How easy it can be to slip into a functional and duty-driven approach to our faith. How easy to let the passion we once knew for Jesus fade away! It’s like a couple who, having been married for a number of years, have let all the necessary responsibilities of work, child-rearing, and community involvement overshadow the romance they once enjoyed with each other.

Are my priorities out of order? It may be an old adage, but it remains true: time is a statement of our priorities. Jesus told a parable about people who were invited to a banquet but failed to show up (Luke 14:16-24). One invitee chose to check on his real estate holdings instead. Another wanted to see the new yoke of oxen he had bought. And a third had just got married and was too absorbed in his marriage. All three allowed self-centered—even if good and necessary—interests to obscure the greatness of the invitation they had received.

Where does God’s invitation stand on our list of priorities? Jesus does not want our leftovers, our token prayers, or just our spare time. He wants us to accept his invitation and put him first. The demands and responsibilities of this world are very real, but that doesn’t mean that we can afford to put aside Jesus’ invitation.

Jesus wants to spend quality time with us every day. When we consider ourselves too busy for him, we are really saying that our relationship with him is not a top priority.

I'm dealing with dry prayer? Dry prayer discourages us. It can lead us to question our faith, or even to question God himself. At one point in their history, it seems that the Israelites had a similar attitude. Speaking through his prophet, God complained about them: "They seek me day after day, and desire to know my ways. . . . They ask me of me just judgments. . . . ‘Why do we fast, but you do not see it? Afflict ourselves, but you take no note?’" (Isaiah 58:2-3). Like the Israelites, we can tell Jesus, "I try to avoid sin, I try to do good. I’ve been faithful to you. But you still don’t answer me."

The problem with these Israelites—and it may be our situation as well—was that despite their participation in the external religious rituals of ancient Israel, they continued to do as they pleased (Isaiah 58:3). Perhaps, like the Israelites, our dryness in prayer comes because we are not as open to God as we like to think we are. Perhaps we have too much confidence in our plans for our lives and consequently are not all that interested in what God may be calling us to.

James said, "You ask but do not receive, because you ask wrongly, to spend it on your passions" (4:3). Jesus wants us to come to him with a pure and humble heart. He wants us to tell him, "Jesus, I want what you want; I will do what you say. I do not want my ways over your ways."

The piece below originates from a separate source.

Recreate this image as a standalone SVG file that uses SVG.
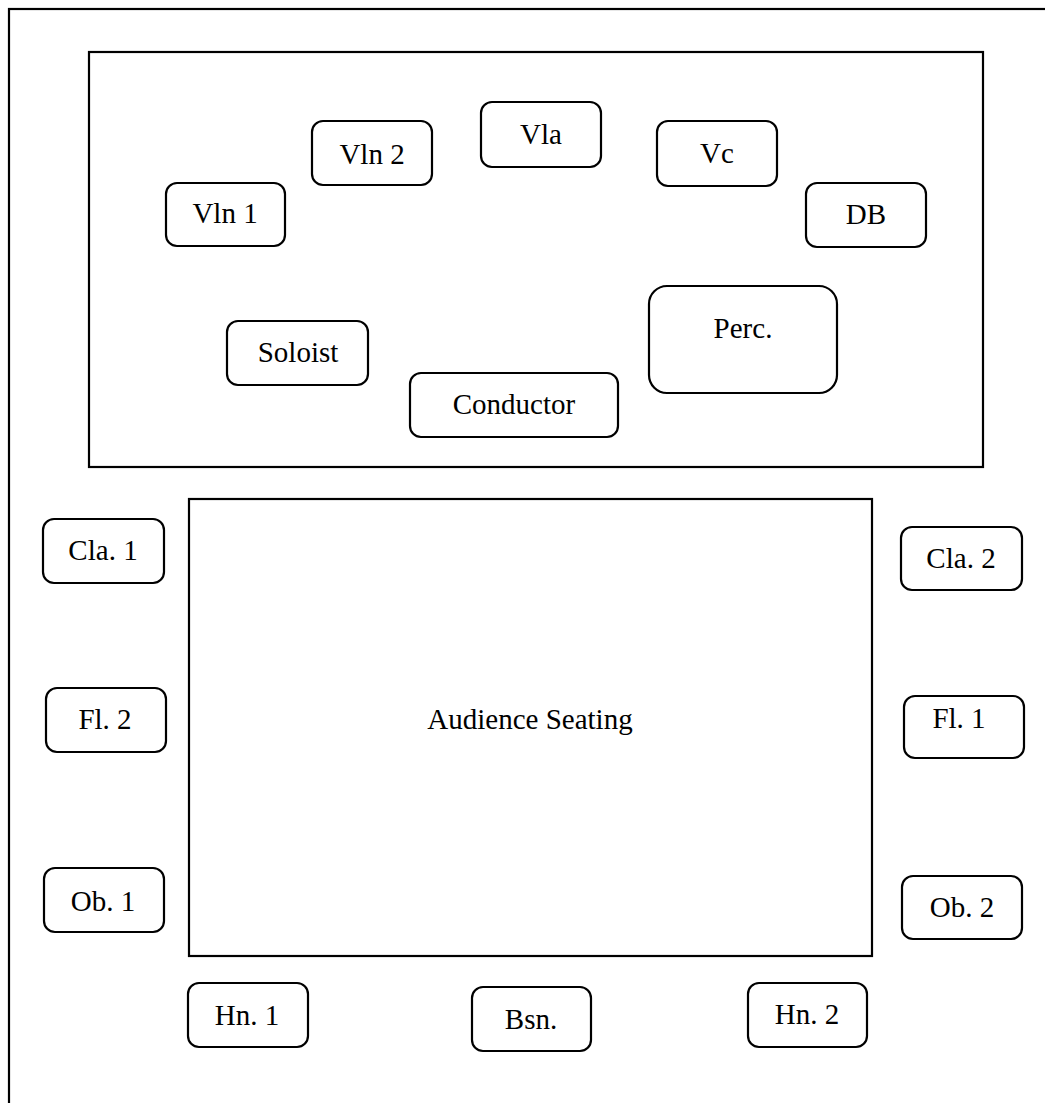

On the other hand, during dry times of prayer God might be asking us to trust him more deeply. Abraham’s wife Sarah doubted the Lord. Zechariah doubted the Lord. Thomas doubted Jesus. Doubts often lead to dryness. But the answer to dry prayer is not to stop praying. On the contrary, the best thing we can do is persevere, knowing that we will find a breakthrough if we hold fast to our hope until the end.

Trust Jesus. Jesus taught us, "All that you ask for in prayer, believe that you will receive it and it shall be yours" (Mark 11:24). Jesus wants us to know that he will answer our prayer because he wants to guide us in every way. The time it takes doesn’t matter because we believe Jesus will answer us. His own life gives proof of this truth.